__What to work on__
Look at the data below and print exactly the lines from its first line through the line with "import plotly.graph_objects as go"; the pictures stay out of the copy.

-- begin Data provided --

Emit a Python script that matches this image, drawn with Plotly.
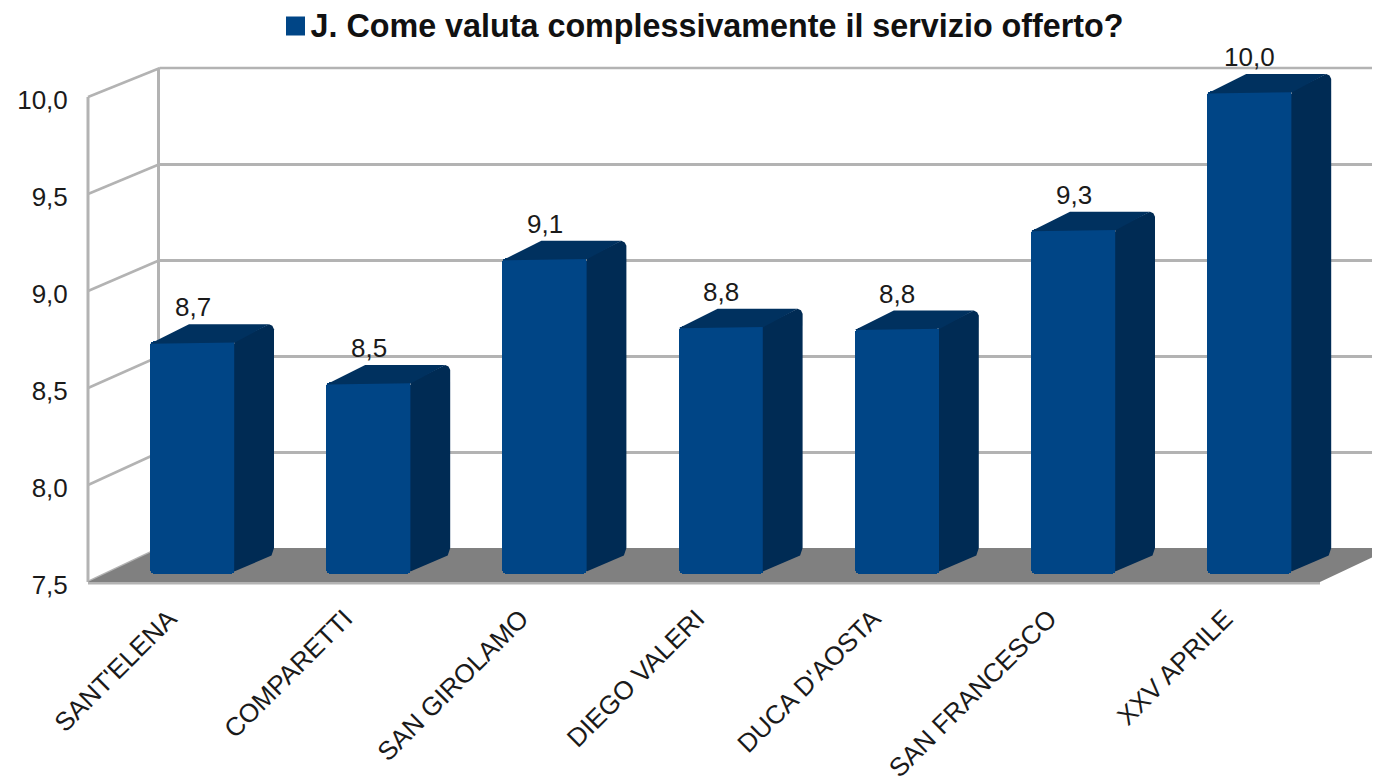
import plotly.graph_objects as go

categories = ["SANT'ELENA", "COMPARETTI", "SAN GIROLAMO", "DIEGO VALERI", "DUCA D'AOSTA", "SAN FRANCESCO", "XXV APRILE"]
values = [8.70, 8.49, 9.13, 8.78, 8.77, 9.28, 9.99]
y_ticks = [7.5, 8.0, 8.5, 9.0, 9.5, 10.0]
y_tick_labels = ["7,5", "8,0", "8,5", "9,0", "9,5", "10,0"]
series_name = "J. Come valuta complessivamente il servizio offerto?"

# The page has an 8 px body margin, so the figure is 8 px smaller and all
# window positions below are converted to figure fractions with that offset.
PAGE = 8
W, H = 1380 - PAGE, 783 - PAGE
BASE = 7.5
FRONT, SIDE, TOP = "#004586", "#002b54", "#00315f"
GRID = "#b3b3b3"
FLOOR = "#808080"
FONT = "Liberation Sans, Arial, sans-serif"
TEXT = "#1a1a1a"

def px(x): return (x - PAGE) / W
def py(y): return 1 - (y - PAGE) / H

# Bar space: pixel scale of the bars (drawn mid-depth between front and back planes)
CAT0, CAT_STEP, BAR_W = 192.5, 176.2, 85
BASE_Y, UNIT = 574, 194
x3_range = [(PAGE - CAT0) / CAT_STEP, (PAGE + W - CAT0) / CAT_STEP]
y3_range = [BASE + (BASE_Y - PAGE - H) / UNIT, BASE + (BASE_Y - PAGE) / UNIT]

DX, DY_TOP, DY_BOT = 39, 17, 21
half = BAR_W / 2 / CAT_STEP
dx = DX / CAT_STEP
r = 5 / CAT_STEP
ry = 5 / UNIT
seam = 0.8 / CAT_STEP

fig = go.Figure()

# Back wall gridlines (axes x / y)
fig.add_trace(go.Scatter(x=[0], y=[8], xaxis="x", yaxis="y", mode="markers",
                         marker=dict(opacity=0), showlegend=False, hoverinfo="skip"))
# Front plane with axis labels (axes x2 / y2)
fig.add_trace(go.Scatter(x=categories, y=values, xaxis="x2", yaxis="y2", mode="markers",
                         marker=dict(opacity=0), showlegend=False, hoverinfo="skip"))

# Bars (axes x3 / y3)
fig.add_trace(go.Bar(x=list(range(len(values))), y=[v - BASE for v in values], base=BASE,
                     width=BAR_W / CAT_STEP, xaxis="x3", yaxis="y3",
                     marker=dict(color=FRONT, line=dict(width=0), cornerradius=5),
                     name=series_name, showlegend=False,
                     customdata=values, hovertemplate="%{customdata}<extra></extra>"))

for i, v in enumerate(values):
    top_dy = DY_TOP / UNIT
    bot_dy = DY_BOT / UNIT
    # side face
    fig.add_trace(go.Scatter(
        x=[i + half - seam, i + half + dx - r, i + half + dx - r / 3, i + half + dx, i + half + dx,
           i + half + dx - r / 2, i + half - seam],
        y=[v, v + top_dy, v + top_dy - ry / 3, v + top_dy - ry, BASE + bot_dy + ry,
           BASE + bot_dy - ry / 2, BASE + ry / 2],
        xaxis="x3", yaxis="y3", mode="lines", fill="toself", fillcolor=SIDE,
        line=dict(width=0, color=SIDE), showlegend=False, hoverinfo="skip"))
    # top face
    fig.add_trace(go.Scatter(
        x=[i - half, i - half + dx, i + half + dx - r, i + half],
        y=[v - ry / 2, v + top_dy, v + top_dy, v - ry / 4],
        xaxis="x3", yaxis="y3", mode="lines", fill="toself", fillcolor=TOP,
        line=dict(width=0, color=TOP), showlegend=False, hoverinfo="skip"))

# Walls and floor
FX0, FX1, FY0, FUNIT = 88, 1320, 582, 194
BX0, BX1, BY0, BUNIT = 160, 1392, 548, 192
LABEL_DX, LABEL_DY = -7, 3   # tick labels sit slightly off the drawn plane
shapes = []
for t in y_ticks:
    shapes.append(dict(type="line", xref="paper", yref="paper", layer="below",
                       x0=px(FX0), y0=py(FY0 - (t - BASE) * FUNIT),
                       x1=px(BX0), y1=py(BY0 - (t - BASE) * BUNIT),
                       line=dict(color=GRID, width=2.5)))
top_back = BY0 - 2.5 * BUNIT
shapes.append(dict(type="line", xref="paper", yref="paper", layer="below",
                   x0=px(BX0), y0=py(top_back), x1=1, y1=py(top_back),
                   line=dict(color=GRID, width=2.5)))
shapes.append(dict(type="line", xref="paper", yref="paper", layer="below",
                   x0=px(FX0), y0=py(FY0), x1=px(FX0), y1=py(FY0 - 2.5 * FUNIT),
                   line=dict(color=GRID, width=3)))
shapes.append(dict(type="line", xref="paper", yref="paper", layer="below",
                   x0=px(FX0), y0=py(FY0 + 1), x1=px(FX1), y1=py(FY0 + 1),
                   line=dict(color=GRID, width=3)))
path = "M {} {} L {} {} L {} {} L {} {} Z".format(
    px(FX0), py(FY0), px(BX0), py(BY0), px(BX1), py(BY0), px(FX1), py(FY0))
shapes.append(dict(type="path", xref="paper", yref="paper", layer="below", path=path,
                   fillcolor=FLOOR, line=dict(width=0)))
# Legend swatch beside the series name
shapes.append(dict(type="rect", xref="paper", yref="paper", layer="above",
                   x0=px(286), x1=px(305), y0=py(35.5), y1=py(16.5),
                   fillcolor=FRONT, line=dict(width=0)))

annotations = [dict(x=i, y=v, xref="x3", yref="y3", text=f"{v:.1f}".replace(".", ","),
                    showarrow=False, yshift=34, xshift=0,
                    font=dict(family=FONT, size=26, color=TEXT))
               for i, v in enumerate(values)]

fig.update_layout(
    width=W, height=H,
    margin=dict(l=0, r=0, t=0, b=0),
    paper_bgcolor="white", plot_bgcolor="rgba(0,0,0,0)",
    showlegend=False, bargap=0,
    title=dict(text=f"<b>{series_name}</b>",
               x=px(310.5), xanchor="left", y=py(25.5), yanchor="middle",
               font=dict(family=FONT, size=32.3, color="#111111")),
    shapes=shapes, annotations=annotations,
    xaxis=dict(domain=[px(BX0), 1], range=[0, 1], visible=False, anchor="y", automargin=False),
    yaxis=dict(domain=[py(BY0), py(top_back)], range=[BASE, 10], anchor="x", automargin=False,
               tickmode="array", tickvals=y_ticks[1:], showticklabels=False, ticks="",
               showgrid=True, gridcolor=GRID, gridwidth=2.5,
               showline=True, linecolor=GRID, linewidth=2.5, zeroline=False),
    xaxis2=dict(domain=[px(FX0 + LABEL_DX), px(FX1 + LABEL_DX)], range=[-0.5, 6.5], anchor="y2",
                type="category", automargin=False,
                categoryorder="array", categoryarray=categories,
                tickangle=-45, showgrid=False, showline=False,
                ticks="outside", ticklen=7, tickcolor="rgba(0,0,0,0)", zeroline=False,
                tickfont=dict(family=FONT, size=26, color=TEXT)),
    yaxis2=dict(domain=[py(FY0 + LABEL_DY), py(FY0 + LABEL_DY - 2.5 * FUNIT)], range=[BASE, 10],
                anchor="x2", automargin=False,
                tickmode="array", tickvals=y_ticks, ticktext=y_tick_labels,
                showgrid=False, showline=False, zeroline=False,
                ticks="outside", ticklen=7, tickcolor="rgba(0,0,0,0)",
                tickfont=dict(family=FONT, size=26, color=TEXT)),
    xaxis3=dict(domain=[0, 1], range=x3_range, visible=False, anchor="y3", automargin=False),
    yaxis3=dict(domain=[0, 1], range=y3_range, visible=False, anchor="x3", automargin=False),
)

fig.write_html("out.html")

-- end Data provided --

__Task result__
Emit a Python script that matches this image, drawn with Plotly.
import plotly.graph_objects as go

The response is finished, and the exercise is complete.